Sergey Nivens - Fotolia
Disaster recovery planning is one of the most important -- and toughest -- responsibilities of storage managers today. And, as the ability to get precious data, applications and servers up and running quickly after a major outage or interruption is essential to business success, it is fortunate most organizations take the many factors involved in developing and implementing a solid business disaster recovery plan seriously.
Forty-one percent of respondents are only concerned with protecting their mission-critical apps, but more than a quarter (26%) don't take any chances and include all company applications in their business disaster recovery plan, while a substantial number (67%) do so for, at minimum, mission-critical software. In terms of data, a little more than a third of respondents said they would need to quickly recover less than 10 TB of data, while 24% bumped that number up to 10 TB to 49 TB. Eleven percent answered 50 TB to 99 TB, and the remainder chose between 100 TB to a remarkable 10 petabytes or more, at various single-digit percentage levels -- including 7% who have the herculean task of recovering 1 PB or more of data.
Although a significant number of companies only have to plan on recovering applications and data from a single location or data center, a majority must do so for multiple physical locations (60%) and data centers (51%). Gauging the scope of a disaster recovery (DR) effort by number of servers, more than two-thirds intend to duplicate processes, data and applications running on up to 99 physical or virtual servers, while 13% and 21%, respectively, need to do so at the 100 to 499 server level. A very small -- and unlucky -- percentage (2%) of respondents have to protect more than 5,000 virtual servers with their business disaster recovery plan.
With much in the way of data, applications, locations and data centers to consider, it's a good thing a majority of those surveyed (72%) have confidence in their DR plan.
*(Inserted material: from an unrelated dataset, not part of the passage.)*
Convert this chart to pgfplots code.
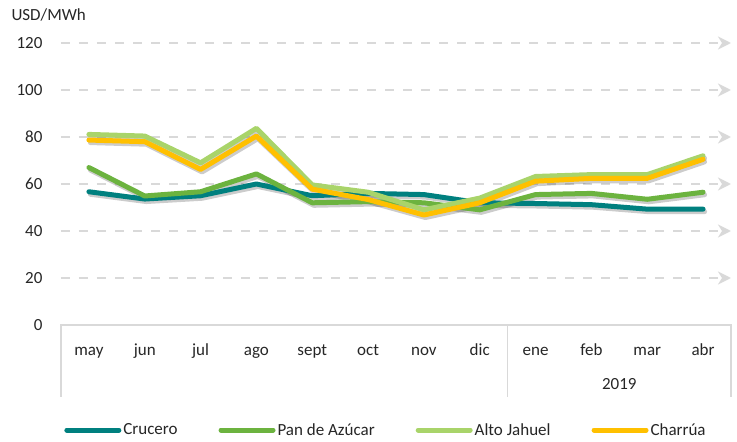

Most aren't so overconfident that they don't test their business disaster recovery plan, however. Nearly half (43%) do so once a year, while a little more than a third (35%) put their plan through its paces multiple times per annum.
Unfortunately, this leaves 22% that do not test their business disaster recovery plan regularly at all. That's a surprisingly high number considering how easy it is to test a plan using cloud DR. Testing is a small price to pay considering the grief they'll face -- and the negative effect it'll have on business -- should the company have to put its DR plan into effect, only to find it doesn't work properly, if at all.
The top five features respondents find most critical when evaluating DR products and services are compatibility with virtual servers, scalability, compatibility with existing backup and storage infrastructure, ease of use, capacity, and autonomy and the ability to control your own data, in that order. Interestingly, only 34% included disaster recovery as a service (DRaaS) as part of their DR planning. This is somewhat surprising considering DRaaS is the hottest thing in disaster recovery nowadays.